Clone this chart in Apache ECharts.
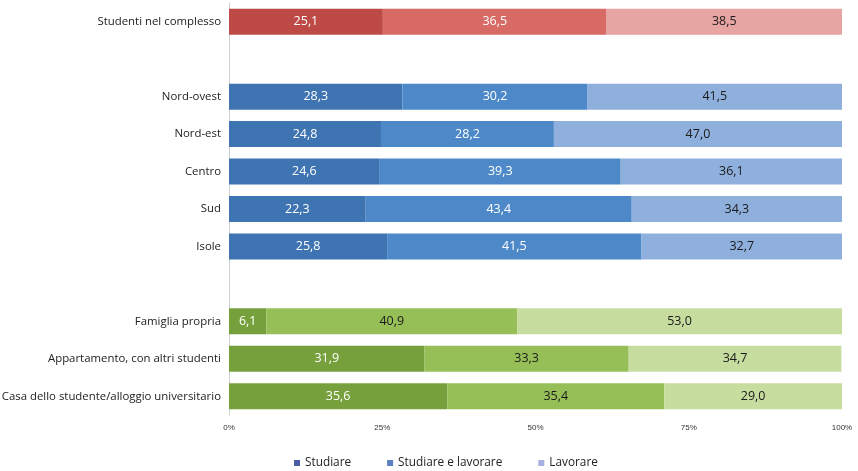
<!DOCTYPE html>
<html><head><meta charset="utf-8">
<script src="https://cdn.jsdelivr.net/npm/echarts@6/dist/echarts.min.js"></script>
<style>html,body{margin:0;padding:0;background:#fff}#c{width:858px;height:471px}</style>
</head><body><div id="c"></div>
<script>
const categories = ['Studenti nel complesso', ' ', 'Nord-ovest', 'Nord-est', 'Centro', 'Sud', 'Isole', '  ', 'Famiglia propria', 'Appartamento, con altri studenti', 'Casa dello studente/alloggio universitario'];
const studiare = [25.1, null, 28.3, 24.8, 24.6, 22.3, 25.8, null, 6.1, 31.9, 35.6];
const studiareLavorare = [36.5, null, 30.2, 28.2, 39.3, 43.4, 41.5, null, 40.9, 33.3, 35.4];
const lavorare = [38.5, null, 41.5, 47.0, 36.1, 34.3, 32.7, null, 53.0, 34.7, 29.0];
const seriesNames = ['Studiare', 'Studiare e lavorare', 'Lavorare'];
const xTicks = ['0%', '25%', '50%', '75%', '100%'];
const groupOf = [0, null, 1, 1, 1, 1, 1, null, 2, 2, 2];

const palette = [
  ['#bd4a47', '#d86a66', '#e6a4a2'],
  ['#3f74b2', '#4d88c8', '#8fb0dc'],
  ['#76a03c', '#97bf57', '#c7dc9f']
];
const labelColors = [
  ['#fff', '#fff', '#1a1a1a'],
  ['#fff', '#fff', '#1a1a1a'],
  ['#fff', '#1a1a1a', '#1a1a1a']
];
const legendColors = ['#4a5ea8', '#5b80c4', '#a8b0e2'];

function build(values, si) {
  return values.map((v, i) => {
    if (v == null) return { value: null };
    const g = groupOf[i];
    return {
      value: v,
      itemStyle: { color: palette[g][si] },
      label: { color: labelColors[g][si] }
    };
  });
}
const all = [studiare, studiareLavorare, lavorare];
const chart = echarts.init(document.getElementById('c'));
chart.setOption({
  animation: false,
  grid: { left: 229, right: 16, top: 3, bottom: 56, containLabel: false, outerBoundsMode: 'none' },
  xAxis: {
    type: 'value', min: 0, max: 100, interval: 25,
    axisLine: { show: false }, axisTick: { show: false }, splitLine: { show: false },
    axisLabel: { fontSize: 8, color: '#333', margin: 9, fontFamily: 'Liberation Sans',
      formatter: v => xTicks[v / 25] }
  },
  yAxis: {
    type: 'category', data: categories, inverse: true,
    axisLine: { show: true, lineStyle: { color: '#d0d0d0' } },
    axisTick: { show: false },
    axisLabel: { fontSize: 11.4, color: '#222', margin: 8, fontFamily: 'Open Sans' }
  },
  legend: {
    bottom: 2, left: 294, padding: 0, itemWidth: 6, itemHeight: 6, itemGap: 36, icon: 'rect',
    textStyle: { fontSize: 11.8, color: '#222', fontFamily: 'Open Sans' },
    data: seriesNames
  },
  series: seriesNames.map((n, si) => ({
    name: n, type: 'bar', stack: 'tot', barWidth: 26,
    itemStyle: { color: legendColors[si] },
    label: { show: true, position: 'inside', fontSize: 12.5, fontFamily: 'Open Sans',
      formatter: p => p.value == null ? '' : p.value.toFixed(1).replace('.', ',') },
    data: build(all[si], si)
  }))
});
</script></body></html>
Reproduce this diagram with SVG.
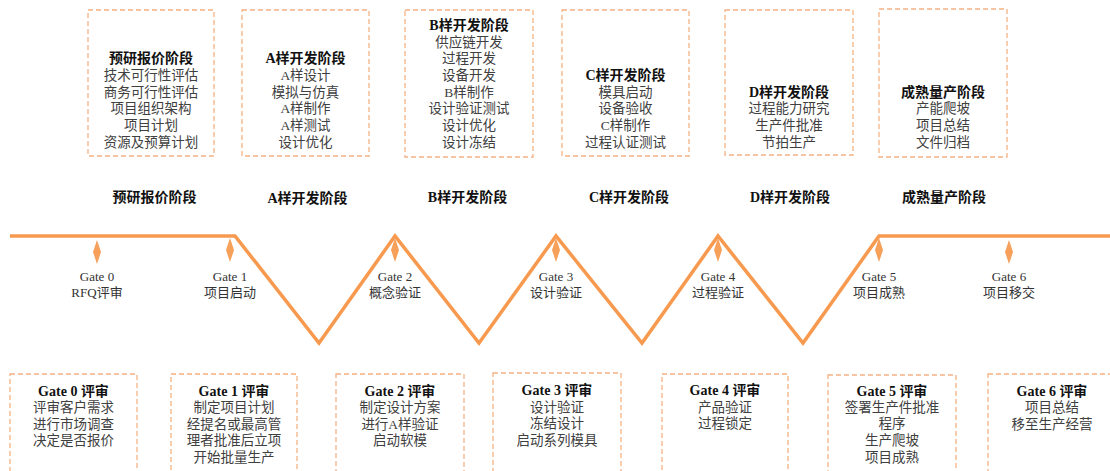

# # #

**Work to be completed**
Repeat the listing verbatim. Skip the pictures.

**Problem solution**
Clone this chart in Apache ECharts.
<!DOCTYPE html>
<html><head><meta charset="utf-8">
<script src="https://cdn.jsdelivr.net/npm/echarts@6/dist/echarts.min.js"></script>
<style>html,body{margin:0;padding:0;background:#fff}#c{width:858px;height:471px}</style>
</head><body><div id="c"></div>
<script>
const categories = ['Studenti nel complesso', ' ', 'Nord-ovest', 'Nord-est', 'Centro', 'Sud', 'Isole', '  ', 'Famiglia propria', 'Appartamento, con altri studenti', 'Casa dello studente/alloggio universitario'];
const studiare = [25.1, null, 28.3, 24.8, 24.6, 22.3, 25.8, null, 6.1, 31.9, 35.6];
const studiareLavorare = [36.5, null, 30.2, 28.2, 39.3, 43.4, 41.5, null, 40.9, 33.3, 35.4];
const lavorare = [38.5, null, 41.5, 47.0, 36.1, 34.3, 32.7, null, 53.0, 34.7, 29.0];
const seriesNames = ['Studiare', 'Studiare e lavorare', 'Lavorare'];
const xTicks = ['0%', '25%', '50%', '75%', '100%'];
const groupOf = [0, null, 1, 1, 1, 1, 1, null, 2, 2, 2];

const palette = [
  ['#bd4a47', '#d86a66', '#e6a4a2'],
  ['#3f74b2', '#4d88c8', '#8fb0dc'],
  ['#76a03c', '#97bf57', '#c7dc9f']
];
const labelColors = [
  ['#fff', '#fff', '#1a1a1a'],
  ['#fff', '#fff', '#1a1a1a'],
  ['#fff', '#1a1a1a', '#1a1a1a']
];
const legendColors = ['#4a5ea8', '#5b80c4', '#a8b0e2'];

function build(values, si) {
  return values.map((v, i) => {
    if (v == null) return { value: null };
    const g = groupOf[i];
    return {
      value: v,
      itemStyle: { color: palette[g][si] },
      label: { color: labelColors[g][si] }
    };
  });
}
const all = [studiare, studiareLavorare, lavorare];
const chart = echarts.init(document.getElementById('c'));
chart.setOption({
  animation: false,
  grid: { left: 229, right: 16, top: 3, bottom: 56, containLabel: false, outerBoundsMode: 'none' },
  xAxis: {
    type: 'value', min: 0, max: 100, interval: 25,
    axisLine: { show: false }, axisTick: { show: false }, splitLine: { show: false },
    axisLabel: { fontSize: 8, color: '#333', margin: 9, fontFamily: 'Liberation Sans',
      formatter: v => xTicks[v / 25] }
  },
  yAxis: {
    type: 'category', data: categories, inverse: true,
    axisLine: { show: true, lineStyle: { color: '#d0d0d0' } },
    axisTick: { show: false },
    axisLabel: { fontSize: 11.4, color: '#222', margin: 8, fontFamily: 'Open Sans' }
  },
  legend: {
    bottom: 2, left: 294, padding: 0, itemWidth: 6, itemHeight: 6, itemGap: 36, icon: 'rect',
    textStyle: { fontSize: 11.8, color: '#222', fontFamily: 'Open Sans' },
    data: seriesNames
  },
  series: seriesNames.map((n, si) => ({
    name: n, type: 'bar', stack: 'tot', barWidth: 26,
    itemStyle: { color: legendColors[si] },
    label: { show: true, position: 'inside', fontSize: 12.5, fontFamily: 'Open Sans',
      formatter: p => p.value == null ? '' : p.value.toFixed(1).replace('.', ',') },
    data: build(all[si], si)
  }))
});
</script></body></html>
Reproduce this diagram with SVG.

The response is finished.